[Entries with chart source code]
▶

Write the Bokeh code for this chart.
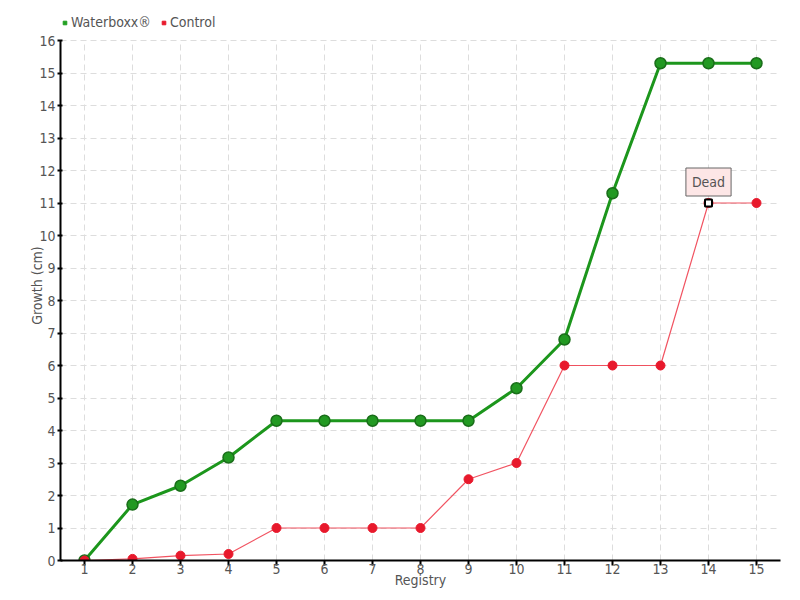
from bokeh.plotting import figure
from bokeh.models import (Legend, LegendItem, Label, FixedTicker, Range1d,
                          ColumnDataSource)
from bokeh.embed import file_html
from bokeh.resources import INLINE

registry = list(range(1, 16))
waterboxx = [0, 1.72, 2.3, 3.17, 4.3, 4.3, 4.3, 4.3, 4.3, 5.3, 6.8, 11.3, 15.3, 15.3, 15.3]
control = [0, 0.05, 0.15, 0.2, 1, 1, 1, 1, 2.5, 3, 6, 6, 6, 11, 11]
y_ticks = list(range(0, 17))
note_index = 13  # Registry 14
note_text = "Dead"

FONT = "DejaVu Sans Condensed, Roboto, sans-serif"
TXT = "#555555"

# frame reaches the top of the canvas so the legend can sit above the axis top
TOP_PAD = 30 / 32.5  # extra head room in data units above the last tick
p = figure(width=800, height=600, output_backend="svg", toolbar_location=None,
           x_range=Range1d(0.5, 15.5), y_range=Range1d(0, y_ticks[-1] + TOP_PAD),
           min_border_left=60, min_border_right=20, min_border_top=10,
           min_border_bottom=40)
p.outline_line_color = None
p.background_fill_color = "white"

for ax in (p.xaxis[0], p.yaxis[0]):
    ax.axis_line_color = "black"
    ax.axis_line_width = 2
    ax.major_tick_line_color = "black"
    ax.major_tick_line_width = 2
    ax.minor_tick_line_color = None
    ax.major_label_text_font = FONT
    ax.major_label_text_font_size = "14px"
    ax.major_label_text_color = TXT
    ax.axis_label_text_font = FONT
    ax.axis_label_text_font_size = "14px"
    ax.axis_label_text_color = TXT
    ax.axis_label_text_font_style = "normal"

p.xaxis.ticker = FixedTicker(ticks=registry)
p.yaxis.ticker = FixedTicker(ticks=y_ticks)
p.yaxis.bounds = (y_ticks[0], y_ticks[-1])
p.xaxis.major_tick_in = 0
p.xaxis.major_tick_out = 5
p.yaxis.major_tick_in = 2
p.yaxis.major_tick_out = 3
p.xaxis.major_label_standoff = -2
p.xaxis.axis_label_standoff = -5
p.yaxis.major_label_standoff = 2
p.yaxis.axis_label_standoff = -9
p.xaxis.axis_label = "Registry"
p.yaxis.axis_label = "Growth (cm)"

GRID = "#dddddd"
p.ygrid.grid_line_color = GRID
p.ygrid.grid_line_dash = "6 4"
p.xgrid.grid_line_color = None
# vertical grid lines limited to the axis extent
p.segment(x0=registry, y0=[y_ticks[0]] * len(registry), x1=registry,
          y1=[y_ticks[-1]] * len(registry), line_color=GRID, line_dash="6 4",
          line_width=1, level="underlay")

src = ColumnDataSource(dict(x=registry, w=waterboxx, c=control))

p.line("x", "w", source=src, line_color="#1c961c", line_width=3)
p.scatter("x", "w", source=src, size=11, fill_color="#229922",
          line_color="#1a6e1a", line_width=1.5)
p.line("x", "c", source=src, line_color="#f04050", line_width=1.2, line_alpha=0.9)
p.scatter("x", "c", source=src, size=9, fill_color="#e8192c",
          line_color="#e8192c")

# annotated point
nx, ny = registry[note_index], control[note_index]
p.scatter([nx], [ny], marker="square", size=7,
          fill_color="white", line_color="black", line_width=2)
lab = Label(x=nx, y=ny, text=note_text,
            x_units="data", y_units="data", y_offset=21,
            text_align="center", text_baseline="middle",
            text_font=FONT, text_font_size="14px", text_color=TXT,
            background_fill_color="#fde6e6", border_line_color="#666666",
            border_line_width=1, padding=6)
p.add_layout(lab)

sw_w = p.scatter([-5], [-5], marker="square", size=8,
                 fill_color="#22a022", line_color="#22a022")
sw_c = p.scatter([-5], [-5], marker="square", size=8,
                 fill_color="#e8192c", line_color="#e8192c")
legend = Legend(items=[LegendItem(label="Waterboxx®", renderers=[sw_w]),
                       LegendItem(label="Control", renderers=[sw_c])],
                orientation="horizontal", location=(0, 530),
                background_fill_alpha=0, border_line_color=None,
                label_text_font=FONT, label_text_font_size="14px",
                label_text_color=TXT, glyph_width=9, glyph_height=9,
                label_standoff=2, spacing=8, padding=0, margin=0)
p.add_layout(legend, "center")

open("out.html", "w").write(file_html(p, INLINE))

◀
▶

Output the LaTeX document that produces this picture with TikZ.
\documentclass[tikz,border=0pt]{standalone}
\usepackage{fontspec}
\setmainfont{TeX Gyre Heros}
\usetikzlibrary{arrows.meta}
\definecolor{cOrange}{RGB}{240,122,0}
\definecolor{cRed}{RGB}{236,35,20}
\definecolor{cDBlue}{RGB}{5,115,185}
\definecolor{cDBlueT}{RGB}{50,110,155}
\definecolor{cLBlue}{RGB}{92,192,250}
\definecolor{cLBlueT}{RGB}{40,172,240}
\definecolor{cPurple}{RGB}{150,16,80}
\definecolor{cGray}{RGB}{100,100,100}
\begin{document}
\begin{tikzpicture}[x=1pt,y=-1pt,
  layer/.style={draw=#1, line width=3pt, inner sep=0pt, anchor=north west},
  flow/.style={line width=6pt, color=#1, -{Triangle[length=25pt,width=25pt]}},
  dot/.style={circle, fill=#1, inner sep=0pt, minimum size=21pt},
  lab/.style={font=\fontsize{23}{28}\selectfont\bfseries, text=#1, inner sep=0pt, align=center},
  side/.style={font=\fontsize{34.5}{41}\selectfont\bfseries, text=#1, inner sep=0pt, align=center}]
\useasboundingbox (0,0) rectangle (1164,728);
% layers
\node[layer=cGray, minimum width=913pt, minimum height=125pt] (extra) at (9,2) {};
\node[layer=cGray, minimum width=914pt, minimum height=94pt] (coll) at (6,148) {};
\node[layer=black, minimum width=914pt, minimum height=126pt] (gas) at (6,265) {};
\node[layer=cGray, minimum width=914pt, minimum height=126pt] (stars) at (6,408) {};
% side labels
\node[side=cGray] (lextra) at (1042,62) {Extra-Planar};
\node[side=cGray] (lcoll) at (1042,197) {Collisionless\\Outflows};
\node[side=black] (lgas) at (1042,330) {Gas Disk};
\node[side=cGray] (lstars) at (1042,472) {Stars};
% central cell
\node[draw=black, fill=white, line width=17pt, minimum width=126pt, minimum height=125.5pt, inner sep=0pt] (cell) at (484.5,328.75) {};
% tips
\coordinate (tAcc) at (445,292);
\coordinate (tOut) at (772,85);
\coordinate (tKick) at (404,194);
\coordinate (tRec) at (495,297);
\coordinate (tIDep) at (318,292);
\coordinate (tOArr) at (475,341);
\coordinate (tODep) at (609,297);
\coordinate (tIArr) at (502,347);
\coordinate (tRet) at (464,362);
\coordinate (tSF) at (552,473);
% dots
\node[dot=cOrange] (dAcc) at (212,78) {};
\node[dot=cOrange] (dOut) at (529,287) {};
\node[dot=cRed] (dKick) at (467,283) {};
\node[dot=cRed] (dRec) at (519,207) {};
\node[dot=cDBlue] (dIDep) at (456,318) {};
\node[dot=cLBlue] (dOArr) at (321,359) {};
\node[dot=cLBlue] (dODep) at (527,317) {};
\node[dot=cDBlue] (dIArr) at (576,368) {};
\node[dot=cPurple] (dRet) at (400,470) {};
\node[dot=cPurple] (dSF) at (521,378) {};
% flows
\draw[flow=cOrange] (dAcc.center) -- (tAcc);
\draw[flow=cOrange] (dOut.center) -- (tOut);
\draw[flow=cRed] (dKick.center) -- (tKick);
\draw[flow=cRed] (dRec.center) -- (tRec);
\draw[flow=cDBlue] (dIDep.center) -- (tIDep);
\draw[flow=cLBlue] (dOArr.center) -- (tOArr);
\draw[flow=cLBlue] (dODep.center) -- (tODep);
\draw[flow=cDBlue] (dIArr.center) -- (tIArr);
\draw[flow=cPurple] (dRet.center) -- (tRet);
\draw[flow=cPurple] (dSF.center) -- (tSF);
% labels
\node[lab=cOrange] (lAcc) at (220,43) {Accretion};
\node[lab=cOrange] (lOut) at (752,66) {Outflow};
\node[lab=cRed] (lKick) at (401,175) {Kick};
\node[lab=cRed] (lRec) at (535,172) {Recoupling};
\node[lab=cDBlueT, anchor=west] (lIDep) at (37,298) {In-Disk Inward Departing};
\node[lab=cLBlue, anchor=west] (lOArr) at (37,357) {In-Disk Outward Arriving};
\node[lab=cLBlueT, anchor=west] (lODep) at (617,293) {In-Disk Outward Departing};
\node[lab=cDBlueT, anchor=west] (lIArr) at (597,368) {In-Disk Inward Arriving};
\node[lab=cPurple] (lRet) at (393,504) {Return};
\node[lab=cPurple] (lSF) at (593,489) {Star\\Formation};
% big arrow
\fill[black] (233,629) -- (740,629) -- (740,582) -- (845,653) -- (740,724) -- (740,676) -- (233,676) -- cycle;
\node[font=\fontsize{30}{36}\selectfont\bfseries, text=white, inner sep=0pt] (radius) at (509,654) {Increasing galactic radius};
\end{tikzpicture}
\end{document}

◀

→ **TO BE DONE**
Leave the pictures out and print, exactly as written, every line from the one holding "Write the Bokeh code for this chart." down to the one holding "from bokeh.resources import INLINE", both of those included.

→ **COMPLETE RESPONSE**
Write the Bokeh code for this chart.
from bokeh.plotting import figure
from bokeh.models import (Legend, LegendItem, Label, FixedTicker, Range1d,
                          ColumnDataSource)
from bokeh.embed import file_html
from bokeh.resources import INLINE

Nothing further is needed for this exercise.